Llegaron a Cafarnaúm
y, una vez en casa, les preguntó:
— ¿De qué
discutíais por el camino?
Ellos
callaban, pues por el camino habían discutido quién era el más grande. Jesús se
sentó, llamó a los Doce y les dijo:
— Quien quiera
ser el primero, que sea el último de todos y el servidor de todos.
Y
cogiendo a un criadito, lo puso en medio, lo abrazó y les dijo:
— El que acoge a
un chiquillo de estos por causa mía, me acoge a mi; y el que me acoge a mi, no
es a mi a quien acoge, sino al que me ha enviado.
Continúa la instrucción. Ellos han
discutido sobre quién era más importante. Jesús les va a dar la lección que nos
ha contado Marcos.
La figura
del chiquillo ha sido casi siempre una imagen un tanto dulzarrona de Jesús
abrazando a los niños porque se ha interpretado casi siempre la escena como si
fueran niños pequeños y como si le gustara a Jesús estar con ellos. Pero si
hacemos caso a autores antiguos, conocedores de la cultura y costumbres judías
—entre ellos Flavio Josefo— la palabra niño
se aplicaba no sólo al infante sino también abarcaba a los púberes y
adolescentes. Un infante, cuyo comportamiento que se le exigía normalmente era
ver, oír y callar, no parece que pueda ser modelo de comportamiento para
personas adultas y comunidades adultas, porque Jesús siempre ha exigido a los
suyos libertad, responsabilidad, sentido crítico —discernimiento— y capacidad
para asumir la misión.

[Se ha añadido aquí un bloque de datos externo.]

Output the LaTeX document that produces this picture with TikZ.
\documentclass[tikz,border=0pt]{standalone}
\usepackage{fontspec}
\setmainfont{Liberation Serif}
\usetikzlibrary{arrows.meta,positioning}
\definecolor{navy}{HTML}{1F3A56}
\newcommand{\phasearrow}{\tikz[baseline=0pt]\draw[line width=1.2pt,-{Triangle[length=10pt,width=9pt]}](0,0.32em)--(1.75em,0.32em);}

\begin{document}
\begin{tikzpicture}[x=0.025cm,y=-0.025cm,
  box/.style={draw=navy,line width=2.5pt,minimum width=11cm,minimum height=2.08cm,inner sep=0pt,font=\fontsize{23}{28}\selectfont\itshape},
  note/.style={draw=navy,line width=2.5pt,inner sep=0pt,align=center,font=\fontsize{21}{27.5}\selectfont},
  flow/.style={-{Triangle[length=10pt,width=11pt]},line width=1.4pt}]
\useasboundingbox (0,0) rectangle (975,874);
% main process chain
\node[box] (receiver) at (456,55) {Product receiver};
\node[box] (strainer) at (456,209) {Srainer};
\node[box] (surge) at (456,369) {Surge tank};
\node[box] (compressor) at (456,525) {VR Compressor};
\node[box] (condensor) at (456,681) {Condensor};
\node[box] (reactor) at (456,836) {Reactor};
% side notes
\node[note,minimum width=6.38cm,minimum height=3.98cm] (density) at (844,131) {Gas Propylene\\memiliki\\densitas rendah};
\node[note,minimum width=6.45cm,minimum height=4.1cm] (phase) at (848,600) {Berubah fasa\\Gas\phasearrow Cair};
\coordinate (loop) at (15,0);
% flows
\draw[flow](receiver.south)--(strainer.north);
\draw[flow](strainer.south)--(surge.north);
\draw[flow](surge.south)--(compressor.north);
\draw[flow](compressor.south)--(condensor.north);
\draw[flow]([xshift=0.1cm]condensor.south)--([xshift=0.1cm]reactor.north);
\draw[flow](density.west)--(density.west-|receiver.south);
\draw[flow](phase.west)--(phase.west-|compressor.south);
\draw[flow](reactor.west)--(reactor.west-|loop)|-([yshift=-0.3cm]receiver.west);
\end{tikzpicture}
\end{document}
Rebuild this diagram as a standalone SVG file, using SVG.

Entonces parece que lo que Jesús pretende es denunciar
el deseo de preeminencia en su comunidad, puesto de manifiesto en el texto,
porque al preguntarles Jesús de qué discutían por el camino, se callaron porque
discutían sobre quién era el más importante.
Esto nos
remite a la figura del chiquillo tomado como ejemplo del servidor de los demás
y tenido en menos, pues no contaba para nada y se ocupaba en menesteres que
otros no querían. Sin embargo Jesús lo coloca en medio, es decir, en el centro,
pues para Él es el punto de referencia para toda la comunidad de discípulos. Es
a quien se deben parecer y a quien deben imitar en su servicio. Por eso lo
abraza, no porque le gusten los niños, sino porque, está identificado con Él y,
consiguientemente, con el Padre con quién Jesús está identificado.
La
identificación con Jesús, mediante el servicio desinteresado, es esencial en la
comunidad cristiana. Es lo que el evangelista quiere exponer a su comunidad. En
ella, compuesta por cristianos ya antiguos y otros nuevos, no puede haber
preeminencia de unos sobre otros. Ni basándose en su raza —hay judíos y
paganos— ni por su fe veterotestamentaria, ni por ser más antiguos en la
comunidad o ser de primera hora. Era un pecado típico del fariseísmo, condenado
muchas veces en los evangelios. Si la comunidad está compuesta por seguidores
de Jesucristo, estos deben buscar siempre su identificación con Él. Pablo hablará
de corporatividad: con Él forman un
cuerpo y esto conduce siempre a una comunión. Estando en comunión con Él se
está en comunión con el Padre y con todos aquellos que viven esa comunión. Pero
Jesús no vivió nunca para sí sino para los demás. Nunca buscó sobresalir, ni
buscar nada para sí. Lógicamente sus seguidores —que están en comunión con Él—
tampoco deben hacerlo.
Además hay
que colocar al chiquillo siempre en medio. No es el sitio del listo, del
entendido. A los sabios y entendidos Dios no los relaciona con Él, no se les
manifiesta; con quien lo hace es con los pequeños, con los que eligen ser
pobres, porque ellos son los que tienen a Dios por rey. Pero no basta
simplemente proclamarlo, hay que reconocerlo poniéndolos en el centro de la
comunidad, es su punto de referencia. Reconocerlos es aceptar su condición como
la válida en la comunidad, es valorarla como criterio determinante en ella, es
imitarla como la forma auténtica del seguimiento de Jesús, a quien le
corresponde siempre el centro. Identificado con todos ellos —los abraza— como
el camino seguro para que se manifieste la gloria del Padre.